## Start

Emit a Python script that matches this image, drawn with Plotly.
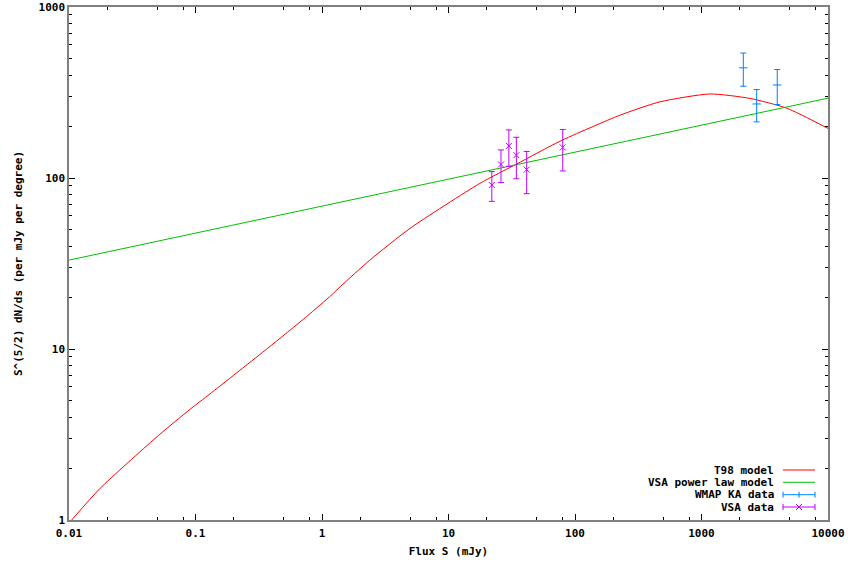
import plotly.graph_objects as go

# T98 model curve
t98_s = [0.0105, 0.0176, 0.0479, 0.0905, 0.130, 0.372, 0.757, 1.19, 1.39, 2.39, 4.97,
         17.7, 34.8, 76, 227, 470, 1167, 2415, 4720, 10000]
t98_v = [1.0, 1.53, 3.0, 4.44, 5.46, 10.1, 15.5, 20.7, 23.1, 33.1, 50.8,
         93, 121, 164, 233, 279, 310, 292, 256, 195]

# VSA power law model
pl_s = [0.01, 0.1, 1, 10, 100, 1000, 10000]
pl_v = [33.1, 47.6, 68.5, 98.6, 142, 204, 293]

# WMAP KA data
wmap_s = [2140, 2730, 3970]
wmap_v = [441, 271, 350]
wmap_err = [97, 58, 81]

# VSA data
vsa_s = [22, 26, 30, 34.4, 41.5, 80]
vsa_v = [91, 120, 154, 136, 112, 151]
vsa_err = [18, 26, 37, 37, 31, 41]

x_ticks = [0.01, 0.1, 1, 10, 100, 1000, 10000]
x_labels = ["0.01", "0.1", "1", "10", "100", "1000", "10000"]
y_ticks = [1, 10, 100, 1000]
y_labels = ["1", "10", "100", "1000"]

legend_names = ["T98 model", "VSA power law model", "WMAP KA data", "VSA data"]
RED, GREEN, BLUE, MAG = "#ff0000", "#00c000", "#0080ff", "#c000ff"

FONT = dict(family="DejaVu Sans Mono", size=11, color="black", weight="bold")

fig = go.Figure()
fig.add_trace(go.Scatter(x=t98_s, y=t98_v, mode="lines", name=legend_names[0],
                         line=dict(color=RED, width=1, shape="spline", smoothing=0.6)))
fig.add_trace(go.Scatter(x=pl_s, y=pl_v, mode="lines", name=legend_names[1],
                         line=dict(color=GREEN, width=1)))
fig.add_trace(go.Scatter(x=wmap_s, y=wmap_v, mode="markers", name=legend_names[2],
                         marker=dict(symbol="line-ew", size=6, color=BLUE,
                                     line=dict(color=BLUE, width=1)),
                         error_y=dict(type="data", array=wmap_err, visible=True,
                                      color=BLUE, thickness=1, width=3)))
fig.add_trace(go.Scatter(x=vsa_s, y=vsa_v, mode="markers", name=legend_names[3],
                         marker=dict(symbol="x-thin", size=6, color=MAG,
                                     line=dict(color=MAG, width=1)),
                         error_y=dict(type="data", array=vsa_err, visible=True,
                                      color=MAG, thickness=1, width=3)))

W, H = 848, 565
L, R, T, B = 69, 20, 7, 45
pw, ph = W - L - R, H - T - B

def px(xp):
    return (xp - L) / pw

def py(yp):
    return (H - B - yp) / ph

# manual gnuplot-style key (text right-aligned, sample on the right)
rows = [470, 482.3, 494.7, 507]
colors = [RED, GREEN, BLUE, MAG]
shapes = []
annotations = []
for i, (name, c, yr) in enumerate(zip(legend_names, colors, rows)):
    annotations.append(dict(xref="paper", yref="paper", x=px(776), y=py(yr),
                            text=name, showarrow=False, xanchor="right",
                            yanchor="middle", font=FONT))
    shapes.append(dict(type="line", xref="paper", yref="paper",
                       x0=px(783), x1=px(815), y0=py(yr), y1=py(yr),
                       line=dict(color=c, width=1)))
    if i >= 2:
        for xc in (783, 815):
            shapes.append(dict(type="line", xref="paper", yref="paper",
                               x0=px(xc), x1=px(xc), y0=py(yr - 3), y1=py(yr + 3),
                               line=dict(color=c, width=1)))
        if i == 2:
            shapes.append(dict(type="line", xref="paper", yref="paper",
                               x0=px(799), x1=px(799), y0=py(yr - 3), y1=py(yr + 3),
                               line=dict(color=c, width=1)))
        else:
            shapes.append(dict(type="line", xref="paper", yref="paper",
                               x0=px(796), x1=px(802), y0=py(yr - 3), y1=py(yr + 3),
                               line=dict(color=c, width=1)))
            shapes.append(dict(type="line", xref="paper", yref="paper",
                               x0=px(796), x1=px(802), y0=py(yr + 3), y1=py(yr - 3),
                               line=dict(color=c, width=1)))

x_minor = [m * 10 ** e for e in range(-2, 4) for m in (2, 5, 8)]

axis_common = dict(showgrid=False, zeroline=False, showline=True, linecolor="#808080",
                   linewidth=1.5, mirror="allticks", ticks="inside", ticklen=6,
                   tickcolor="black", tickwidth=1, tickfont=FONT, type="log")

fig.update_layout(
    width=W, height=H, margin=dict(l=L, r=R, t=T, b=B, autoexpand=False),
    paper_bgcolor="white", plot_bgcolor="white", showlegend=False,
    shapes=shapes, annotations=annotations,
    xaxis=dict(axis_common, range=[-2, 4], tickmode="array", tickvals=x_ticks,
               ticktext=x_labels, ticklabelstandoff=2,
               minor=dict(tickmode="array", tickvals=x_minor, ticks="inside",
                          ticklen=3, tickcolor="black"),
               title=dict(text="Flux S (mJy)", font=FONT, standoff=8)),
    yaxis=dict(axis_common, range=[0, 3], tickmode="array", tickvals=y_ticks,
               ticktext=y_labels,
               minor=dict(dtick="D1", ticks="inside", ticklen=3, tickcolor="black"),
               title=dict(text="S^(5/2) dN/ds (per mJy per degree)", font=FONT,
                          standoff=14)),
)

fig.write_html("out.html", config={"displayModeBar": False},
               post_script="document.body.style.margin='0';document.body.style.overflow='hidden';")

## End

=== Work required ===
Begin at the first line of the data above and repeat each line exactly, stopping after the line containing "vsa_err = [18, 26, 37, 37, 31, 41]". Omit the pictures.

=== Task result ===
Emit a Python script that matches this image, drawn with Plotly.
import plotly.graph_objects as go

# T98 model curve
t98_s = [0.0105, 0.0176, 0.0479, 0.0905, 0.130, 0.372, 0.757, 1.19, 1.39, 2.39, 4.97,
         17.7, 34.8, 76, 227, 470, 1167, 2415, 4720, 10000]
t98_v = [1.0, 1.53, 3.0, 4.44, 5.46, 10.1, 15.5, 20.7, 23.1, 33.1, 50.8,
         93, 121, 164, 233, 279, 310, 292, 256, 195]

# VSA power law model
pl_s = [0.01, 0.1, 1, 10, 100, 1000, 10000]
pl_v = [33.1, 47.6, 68.5, 98.6, 142, 204, 293]

# WMAP KA data
wmap_s = [2140, 2730, 3970]
wmap_v = [441, 271, 350]
wmap_err = [97, 58, 81]

# VSA data
vsa_s = [22, 26, 30, 34.4, 41.5, 80]
vsa_v = [91, 120, 154, 136, 112, 151]
vsa_err = [18, 26, 37, 37, 31, 41]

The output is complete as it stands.